The State government is facing a Catch 22-like situation on to the border dispute with Assam, as the Congress party will criticise it regardless, Chief Minister Conrad Sangma said today.
Yesterday Sangma made a visit to Langpih, one of the most contentious areas of difference between Meghalaya and Assam, with his counterpart from the neighbouring state. The government then received criticism from state Congress working president Ampareen Lyngdoh for being too much in a rush to solve the issue, which has been kept pending ever since Meghalaya attained statehood in 1972.
“It is said that when the Meghalaya and Assam governments don’t meet, the opposition says that we are not serious but when we do meet they say that we are too serious,” Sangma rued. “They (Congress) won’t even know the names of the areas of difference, let alone the names of the villages in these areas and I’m sure they have never visited them.”

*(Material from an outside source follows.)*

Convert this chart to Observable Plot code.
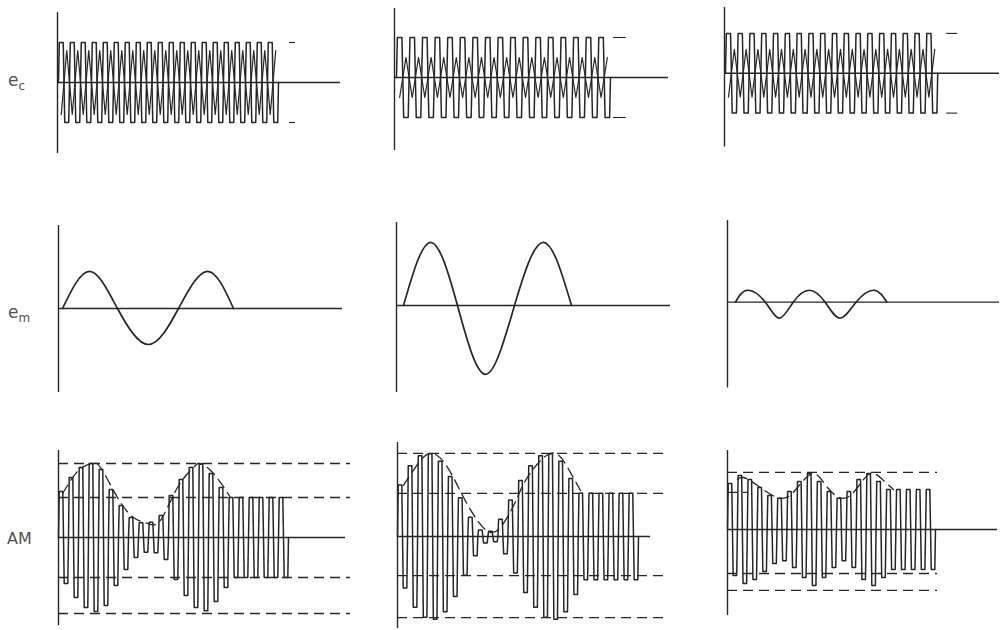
<!DOCTYPE html>
<html>
<head>
<meta charset="utf-8">
<script src="https://cdn.jsdelivr.net/npm/d3@7"></script>
<script src="https://cdn.jsdelivr.net/npm/@observablehq/plot@0.6"></script>
<style>
  body { margin: 0; background: #fff; }
  #wrap { position: relative; width: 1002px; height: 630px; overflow: hidden; background: #fff; }
  .panel { position: absolute; }
  .panel svg { overflow: visible; }
  .lab { position: absolute; font-family: "DejaVu Sans", sans-serif; color: #505050; line-height: 1; white-space: nowrap; }
  .lab sub { font-size: 12px; vertical-align: -4px; }
</style>
</head>
<body>
<div id="wrap"></div>
<script>
// ---------------- DATA (time in arbitrary units from the vertical axis, amplitude in carrier units) ----------------
// Row 1: carrier e_c
const carrierStart = [1, 2, 1];
const carrierEnd = [221, 216, 214];
const carrier1Amp = [1,1,1,1,1,1,1,1,1,1,1,1,1,1,1,1,1,1,1,1];
const carrier2Amp = [1,1,1,1,1,1,1,1,1,1,1,1,1,1,1,1,1];
const carrier3Amp = [1,1,1,1,1,1,1,1,1,1,1,1,1,1,1,1,1,1];
const carrierInner = [0.8, 0.5, 0.6];
const carrierTickFrom = [232, 219, 223];
const carrierTickTo = [238, 232, 234];
const carrierTickLevels = [1, -1];

// Row 2: modulating signal e_m (zero crossings and peaks)
const em1T = [4, 31, 59, 90, 120, 149, 175];
const em1V = [0, 0.93, 0, -0.9, 0, 0.93, 0];
const em2T = [7, 34, 61, 89, 118, 147, 175];
const em2V = [0, 1.58, 0, -1.72, 0, 1.58, 0];
const em3T = [8, 20, 38, 52, 66, 82, 98, 113, 129, 147, 160];
const em3V = [0, 0.3, 0, -0.4, 0, 0.3, 0, -0.4, 0, 0.3, 0];

// Row 3: AM signal, per-cycle peak amplitude
const am1Start = 0, am1End = 230;
const am1Amp = [1.15, 1.5, 1.75, 1.85, 1.7, 1.2, 0.8, 0.5, 0.37, 0.38, 0.55, 1.05, 1.45, 1.75, 1.83, 1.6, 1.25, 1.0, 1.0, 1.0, 1.0, 1.0, 1.0];
const am1EnvT = [4, 9, 20, 32, 42, 59, 75, 89, 102, 119, 135, 142, 155, 172];
const am1EnvV = [1.1, 1.3, 1.68, 1.85, 1.75, 1.0, 0.5, 0.35, 0.43, 1.25, 1.75, 1.85, 1.6, 1.0];
const am1Dash = [1.85, 1.0, -1.0, -1.9];

const am2Start = 0, am2End = 241;
const am2Amp = [1.29, 1.77, 2.02, 2.07, 1.88, 1.5, 0.97, 0.48, 0.16, 0.13, 0.43, 0.91, 1.4, 1.77, 2.02, 2.07, 1.88, 1.45, 1.08, 1.08, 1.08, 1.08, 1.08, 1.08];
const am2EnvT = [6, 18, 33, 50, 66, 80, 93, 106, 120, 130, 153, 170, 183];
const am2EnvV = [1.28, 1.73, 2.08, 1.73, 0.98, 0.4, 0.1, 0.33, 0.98, 1.48, 2.08, 1.73, 1.15];
const am2Dash = [2.08, 1.08, -0.98, -2.03];

const am3Start = 0, am3End = 208;
const am3Amp = [1.15, 1.35, 1.25, 1.05, 0.85, 0.78, 0.95, 1.2, 1.4, 1.2, 0.95, 0.78, 0.95, 1.25, 1.4, 1.2, 1.0, 1.0, 1.0, 1.0, 1.0];
const am3EnvT = [10, 16, 30, 53, 70, 86, 100, 116, 130, 143, 155, 166];
const am3EnvV = [1.25, 1.3, 1.1, 0.78, 1.05, 1.4, 1.05, 0.78, 1.05, 1.4, 1.25, 1.0];
const am3Dash = [1.43, -1.1, -1.52];
const am3ShortDash = [0.93];

const rowLabels = ["e", "e", "AM"];
const rowLabelSubs = ["c", "m", ""];

// ---------------- SHAPES / LAYOUT ----------------
const pulseShape = [[0, 0], [0.07, 1], [0.43, 1], [0.5, 0], [0.57, -1], [0.93, -1], [1, 0]];
const innerShape = [[0.25, -1], [0.75, 1]];

function buildWave(start, end, amps, shape, key) {
  const P = (end - start) / amps.length, out = [];
  amps.forEach((a, i) => shape.forEach(([ph, v]) => {
    if (i > 0 && ph === 0) return;
    out.push({t: start + (i + ph) * P, v: v * a, k: key});
  }));
  return out;
}
function pts(T, V) { return T.map((t, i) => ({t, v: V[i]})); }

const ink = "#262626";
const U = 40; // px per amplitude unit

// panel geometry: axis x, top, bottom, zero line y (page px); lineEnd in time units
const layout = [
  {axis: 57, top: 12, bottom: 153, zero: 82, lineEnd: 283},
  {axis: 394, top: 8, bottom: 150, zero: 77, lineEnd: 274},
  {axis: 724, top: 7, bottom: 147, zero: 73, lineEnd: 276},
  {axis: 58, top: 225, bottom: 392, zero: 308, lineEnd: 284},
  {axis: 396, top: 222, bottom: 392, zero: 305, lineEnd: 274},
  {axis: 727, top: 220, bottom: 388, zero: 302, lineEnd: 273},
  {axis: 58, top: 450, bottom: 625, zero: 537, lineEnd: 287, dashEnd: 292},
  {axis: 397, top: 442, bottom: 628, zero: 536, lineEnd: 253, dashEnd: 270},
  {axis: 727, top: 450, bottom: 615, zero: 529, lineEnd: 270, dashEnd: 210}
];

const wrap = document.getElementById("wrap");

function panel(g, marks) {
  const pad = 3;
  const maxT = Math.max(g.lineEnd, g.dashEnd || 0);
  const W = maxT + 2 * pad;
  const H = g.bottom - g.top;
  const chart = Plot.plot({
    width: W, height: H, margin: 0,
    x: {domain: [-pad, W - pad], axis: null},
    y: {domain: [-(g.bottom - g.zero) / U, (g.zero - g.top) / U], axis: null},
    style: {background: "transparent", overflow: "visible"},
    marks: [
      Plot.ruleX([0], {stroke: ink, strokeWidth: 1.4}),
      Plot.ruleY([0], {x1: 0, x2: g.lineEnd, stroke: ink, strokeWidth: 1.3}),
      ...marks
    ]
  });
  const div = document.createElement("div");
  div.className = "panel";
  div.style.left = (g.axis - pad) + "px";
  div.style.top = g.top + "px";
  div.appendChild(chart);
  wrap.appendChild(div);
}

const dashStyle = {stroke: ink, strokeWidth: 1.3, strokeDasharray: "10,6"};

// Row 1 carriers
[carrier1Amp, carrier2Amp, carrier3Amp].forEach((amps, c) => {
  const main = buildWave(carrierStart[c], carrierEnd[c], amps, pulseShape, "main");
  const inner = buildWave(carrierStart[c], carrierEnd[c], amps.map(a => a * carrierInner[c]), innerShape, "inner");
  panel(layout[c], [
    Plot.line(inner, {x: "t", y: "v", stroke: ink, strokeWidth: 1.2}),
    Plot.line(main, {x: "t", y: "v", stroke: ink, strokeWidth: 1.5}),
    Plot.ruleY(carrierTickLevels, {x1: carrierTickFrom[c], x2: carrierTickTo[c], stroke: ink, strokeWidth: 1.1})
  ]);
});

// Row 2 modulating signals
[[em1T, em1V], [em2T, em2V], [em3T, em3V]].forEach(([T, V], c) => {
  panel(layout[3 + c], [
    Plot.line(pts(T, V), {x: "t", y: "v", curve: "natural", stroke: ink, strokeWidth: 1.7})
  ]);
});

// Row 3 AM signals
const amSets = [
  {s: am1Start, e: am1End, amp: am1Amp, envT: am1EnvT, envV: am1EnvV, dash: am1Dash, short: []},
  {s: am2Start, e: am2End, amp: am2Amp, envT: am2EnvT, envV: am2EnvV, dash: am2Dash, short: []},
  {s: am3Start, e: am3End, amp: am3Amp, envT: am3EnvT, envV: am3EnvV, dash: am3Dash, short: am3ShortDash}
];
amSets.forEach((d, c) => {
  const g = layout[6 + c];
  panel(g, [
    Plot.ruleY(d.dash, {x1: 0, x2: g.dashEnd, ...dashStyle}),
    Plot.ruleY(d.short, {x1: 0, x2: 20, ...dashStyle}),
    Plot.line(buildWave(d.s, d.e, d.amp, pulseShape, "am"), {x: "t", y: "v", stroke: ink, strokeWidth: 1.5}),
    Plot.line(pts(d.envT, d.envV), {x: "t", y: "v", curve: "natural", ...dashStyle})
  ]);
});

// Row labels
const labelPos = [{left: 8, top: 72, size: 17}, {left: 8, top: 304, size: 17}, {left: 7, top: 531, size: 16}];
rowLabels.forEach((txt, i) => {
  const el = document.createElement("div");
  el.className = "lab";
  el.style.left = labelPos[i].left + "px";
  el.style.top = labelPos[i].top + "px";
  el.style.fontSize = labelPos[i].size + "px";
  el.textContent = txt;
  if (rowLabelSubs[i]) {
    const s = document.createElement("sub");
    s.textContent = rowLabelSubs[i];
    el.appendChild(s);
  }
  wrap.appendChild(el);
});
</script>
</body>
</html>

He said, however, that his government is hoping that the disputes regarding the six least contentious areas can be resolved in time for Christmas. All of this will be done, though, in a measured way and the district councils will be part of the process, he added. One specific criticism from Lyngdoh yesterday is that the head of the Khasi Hills Autonomous District Council, Titosstarwell Chyne, was not part of the Langpih trip.
Currently, the two governments are doing their “homework” on the border dispute. Once the reports from the regional border committees are received, the government will open up the consultative process with other stakeholders.
Speaking about Lyngdoh’s contention that the Instrument of Accession, the document that brought the Khasi states into the Indian Union after independence, should be the basis for the negotiations between the two states, Sangma said that history will definitely be a consideration but facts on the ground will have to be taken into account as well.